- [DIRECTIONS] Filter the data for lines with the word "picture", then copy every line so identified.

-- BEGIN --

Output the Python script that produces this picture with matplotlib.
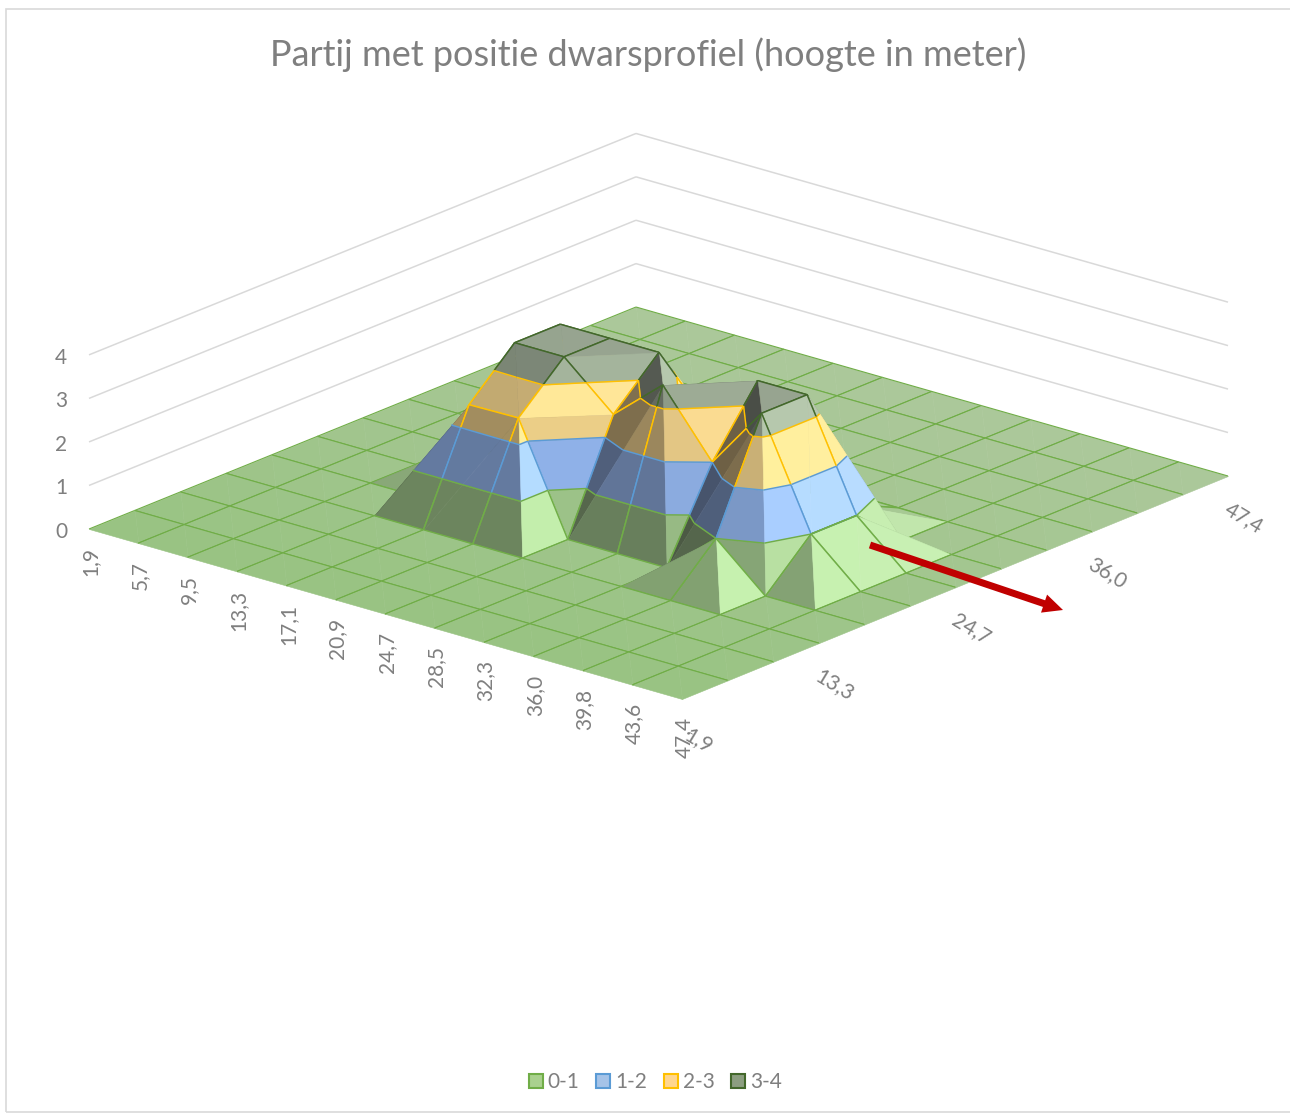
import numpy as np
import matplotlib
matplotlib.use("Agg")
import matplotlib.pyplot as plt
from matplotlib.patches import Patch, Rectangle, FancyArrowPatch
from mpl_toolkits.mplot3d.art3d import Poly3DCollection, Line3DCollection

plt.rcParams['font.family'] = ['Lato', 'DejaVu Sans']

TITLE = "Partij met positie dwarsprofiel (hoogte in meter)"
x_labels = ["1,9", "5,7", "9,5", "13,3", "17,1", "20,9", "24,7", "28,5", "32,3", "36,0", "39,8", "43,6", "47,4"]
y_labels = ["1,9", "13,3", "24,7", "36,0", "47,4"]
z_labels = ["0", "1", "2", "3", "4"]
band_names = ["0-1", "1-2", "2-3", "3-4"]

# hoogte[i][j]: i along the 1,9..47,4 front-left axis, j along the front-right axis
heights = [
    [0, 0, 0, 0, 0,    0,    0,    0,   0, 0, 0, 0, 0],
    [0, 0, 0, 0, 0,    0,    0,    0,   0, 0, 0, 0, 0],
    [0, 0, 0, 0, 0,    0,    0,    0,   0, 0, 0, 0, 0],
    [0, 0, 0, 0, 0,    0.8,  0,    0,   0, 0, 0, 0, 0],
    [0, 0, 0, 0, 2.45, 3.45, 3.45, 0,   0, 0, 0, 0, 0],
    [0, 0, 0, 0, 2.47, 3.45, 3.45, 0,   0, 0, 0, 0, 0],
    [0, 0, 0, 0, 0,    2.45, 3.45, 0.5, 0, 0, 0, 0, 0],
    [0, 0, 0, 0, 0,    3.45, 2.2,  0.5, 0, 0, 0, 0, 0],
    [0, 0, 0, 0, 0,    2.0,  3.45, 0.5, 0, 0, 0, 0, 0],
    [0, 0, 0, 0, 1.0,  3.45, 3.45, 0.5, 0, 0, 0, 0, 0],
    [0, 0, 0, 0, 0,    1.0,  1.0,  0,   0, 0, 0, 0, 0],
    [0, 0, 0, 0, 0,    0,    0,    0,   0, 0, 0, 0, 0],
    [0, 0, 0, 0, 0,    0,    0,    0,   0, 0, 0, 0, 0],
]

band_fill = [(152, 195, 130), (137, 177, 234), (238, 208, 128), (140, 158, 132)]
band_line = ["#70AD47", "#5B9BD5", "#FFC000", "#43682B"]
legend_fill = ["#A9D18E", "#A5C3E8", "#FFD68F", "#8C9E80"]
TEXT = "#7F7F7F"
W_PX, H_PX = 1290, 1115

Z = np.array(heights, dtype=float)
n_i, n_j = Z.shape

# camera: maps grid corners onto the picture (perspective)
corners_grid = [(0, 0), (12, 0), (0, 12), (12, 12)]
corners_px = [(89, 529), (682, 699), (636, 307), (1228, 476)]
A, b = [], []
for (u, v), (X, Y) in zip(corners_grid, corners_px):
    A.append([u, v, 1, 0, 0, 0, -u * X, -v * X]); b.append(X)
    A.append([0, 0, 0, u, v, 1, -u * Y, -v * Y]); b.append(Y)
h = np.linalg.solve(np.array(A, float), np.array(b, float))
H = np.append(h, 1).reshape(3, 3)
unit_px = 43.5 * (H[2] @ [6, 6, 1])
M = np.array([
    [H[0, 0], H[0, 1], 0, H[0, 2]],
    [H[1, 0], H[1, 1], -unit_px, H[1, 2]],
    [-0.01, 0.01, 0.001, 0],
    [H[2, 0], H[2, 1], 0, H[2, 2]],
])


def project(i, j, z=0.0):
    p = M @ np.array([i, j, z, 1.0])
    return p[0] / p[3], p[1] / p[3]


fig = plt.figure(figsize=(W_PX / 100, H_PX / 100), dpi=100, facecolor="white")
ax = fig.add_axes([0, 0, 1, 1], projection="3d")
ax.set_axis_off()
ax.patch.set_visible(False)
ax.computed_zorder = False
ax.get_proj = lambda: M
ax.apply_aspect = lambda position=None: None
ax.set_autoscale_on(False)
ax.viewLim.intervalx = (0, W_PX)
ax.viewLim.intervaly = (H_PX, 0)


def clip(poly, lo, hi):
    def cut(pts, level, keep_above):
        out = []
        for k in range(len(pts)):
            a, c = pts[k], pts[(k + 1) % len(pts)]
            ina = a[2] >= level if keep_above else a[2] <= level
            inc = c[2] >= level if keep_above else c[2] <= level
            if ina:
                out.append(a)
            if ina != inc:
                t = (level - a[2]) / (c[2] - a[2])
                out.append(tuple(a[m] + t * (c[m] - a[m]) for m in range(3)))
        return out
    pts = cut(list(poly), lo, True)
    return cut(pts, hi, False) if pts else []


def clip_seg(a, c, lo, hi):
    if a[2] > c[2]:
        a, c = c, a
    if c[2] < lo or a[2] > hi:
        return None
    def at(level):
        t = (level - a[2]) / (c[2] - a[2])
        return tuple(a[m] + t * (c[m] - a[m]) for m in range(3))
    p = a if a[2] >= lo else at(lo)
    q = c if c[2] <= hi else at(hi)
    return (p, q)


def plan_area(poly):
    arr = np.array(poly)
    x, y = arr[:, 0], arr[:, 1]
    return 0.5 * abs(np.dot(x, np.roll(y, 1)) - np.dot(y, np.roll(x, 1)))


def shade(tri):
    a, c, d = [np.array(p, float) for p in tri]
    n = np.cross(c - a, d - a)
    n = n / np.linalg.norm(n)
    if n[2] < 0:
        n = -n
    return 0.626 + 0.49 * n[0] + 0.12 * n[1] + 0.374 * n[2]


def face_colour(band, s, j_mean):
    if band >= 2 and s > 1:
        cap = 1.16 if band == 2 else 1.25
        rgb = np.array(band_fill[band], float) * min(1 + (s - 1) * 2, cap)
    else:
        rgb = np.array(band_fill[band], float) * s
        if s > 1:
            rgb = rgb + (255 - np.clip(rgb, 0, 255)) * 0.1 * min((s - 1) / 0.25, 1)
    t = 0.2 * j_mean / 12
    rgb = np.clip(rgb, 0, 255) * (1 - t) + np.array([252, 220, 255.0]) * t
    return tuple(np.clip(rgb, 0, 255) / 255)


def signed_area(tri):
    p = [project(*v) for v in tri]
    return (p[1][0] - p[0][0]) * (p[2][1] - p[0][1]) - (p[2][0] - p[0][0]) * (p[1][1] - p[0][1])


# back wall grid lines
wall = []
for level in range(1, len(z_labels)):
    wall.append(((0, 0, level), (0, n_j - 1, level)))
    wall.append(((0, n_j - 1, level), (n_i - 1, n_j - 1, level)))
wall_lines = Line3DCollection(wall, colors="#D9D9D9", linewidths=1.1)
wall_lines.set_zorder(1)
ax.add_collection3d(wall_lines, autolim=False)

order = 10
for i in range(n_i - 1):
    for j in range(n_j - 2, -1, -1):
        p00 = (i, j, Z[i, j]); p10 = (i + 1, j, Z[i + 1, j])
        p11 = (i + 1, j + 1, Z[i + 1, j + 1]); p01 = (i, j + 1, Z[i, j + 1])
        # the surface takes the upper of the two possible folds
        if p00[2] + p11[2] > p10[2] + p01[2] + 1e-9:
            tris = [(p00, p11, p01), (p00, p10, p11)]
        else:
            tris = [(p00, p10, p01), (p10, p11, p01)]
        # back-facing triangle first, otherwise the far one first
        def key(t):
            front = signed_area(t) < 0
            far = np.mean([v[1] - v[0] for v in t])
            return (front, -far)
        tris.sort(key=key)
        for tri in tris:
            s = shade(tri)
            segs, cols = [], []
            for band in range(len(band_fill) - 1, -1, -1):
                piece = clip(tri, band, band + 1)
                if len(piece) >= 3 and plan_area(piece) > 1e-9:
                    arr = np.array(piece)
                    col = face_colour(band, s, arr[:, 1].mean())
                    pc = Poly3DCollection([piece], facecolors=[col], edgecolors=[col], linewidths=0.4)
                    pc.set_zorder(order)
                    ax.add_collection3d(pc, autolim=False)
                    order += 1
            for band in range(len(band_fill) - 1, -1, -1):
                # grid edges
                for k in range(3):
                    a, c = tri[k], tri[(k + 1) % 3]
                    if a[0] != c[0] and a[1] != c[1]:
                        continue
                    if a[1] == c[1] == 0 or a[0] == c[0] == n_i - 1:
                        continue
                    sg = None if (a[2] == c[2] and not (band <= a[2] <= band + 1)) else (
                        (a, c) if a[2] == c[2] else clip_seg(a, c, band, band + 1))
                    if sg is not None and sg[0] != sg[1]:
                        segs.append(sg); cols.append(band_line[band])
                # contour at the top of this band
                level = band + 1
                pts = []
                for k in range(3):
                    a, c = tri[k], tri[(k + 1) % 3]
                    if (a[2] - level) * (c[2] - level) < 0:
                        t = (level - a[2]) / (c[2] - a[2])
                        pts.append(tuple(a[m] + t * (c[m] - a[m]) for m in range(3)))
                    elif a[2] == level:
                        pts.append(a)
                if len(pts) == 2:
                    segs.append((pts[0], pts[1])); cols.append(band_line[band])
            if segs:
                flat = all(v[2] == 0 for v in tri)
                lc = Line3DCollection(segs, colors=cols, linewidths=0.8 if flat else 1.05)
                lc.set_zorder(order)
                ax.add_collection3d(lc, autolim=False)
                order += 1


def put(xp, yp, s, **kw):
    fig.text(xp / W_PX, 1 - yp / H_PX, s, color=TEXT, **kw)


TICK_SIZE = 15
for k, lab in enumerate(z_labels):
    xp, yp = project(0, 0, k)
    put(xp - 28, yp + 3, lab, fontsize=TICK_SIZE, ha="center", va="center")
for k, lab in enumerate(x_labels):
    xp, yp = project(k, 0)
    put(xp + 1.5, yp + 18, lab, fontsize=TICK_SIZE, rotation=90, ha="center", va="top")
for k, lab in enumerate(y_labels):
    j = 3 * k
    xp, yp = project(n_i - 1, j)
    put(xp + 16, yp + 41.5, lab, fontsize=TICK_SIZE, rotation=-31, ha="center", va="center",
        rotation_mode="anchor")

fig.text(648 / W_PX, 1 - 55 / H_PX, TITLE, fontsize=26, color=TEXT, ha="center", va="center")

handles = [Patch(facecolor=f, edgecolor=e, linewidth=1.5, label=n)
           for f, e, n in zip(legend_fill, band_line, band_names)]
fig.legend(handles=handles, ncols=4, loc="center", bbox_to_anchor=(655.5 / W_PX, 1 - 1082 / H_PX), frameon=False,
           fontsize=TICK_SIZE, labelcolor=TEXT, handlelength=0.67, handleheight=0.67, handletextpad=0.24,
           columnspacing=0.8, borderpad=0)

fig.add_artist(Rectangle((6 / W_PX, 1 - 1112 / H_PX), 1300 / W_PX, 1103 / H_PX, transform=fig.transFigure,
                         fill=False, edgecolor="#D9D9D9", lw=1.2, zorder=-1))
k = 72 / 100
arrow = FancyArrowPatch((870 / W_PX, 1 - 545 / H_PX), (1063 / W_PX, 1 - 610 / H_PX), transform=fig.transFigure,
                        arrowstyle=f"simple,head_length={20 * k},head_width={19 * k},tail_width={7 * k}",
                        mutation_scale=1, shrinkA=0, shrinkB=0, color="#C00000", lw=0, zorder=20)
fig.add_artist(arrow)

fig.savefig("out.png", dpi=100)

-- END --

- [RESULT FOR THIS EXERCISE]
Output the Python script that produces this picture with matplotlib.
# camera: maps grid corners onto the picture (perspective)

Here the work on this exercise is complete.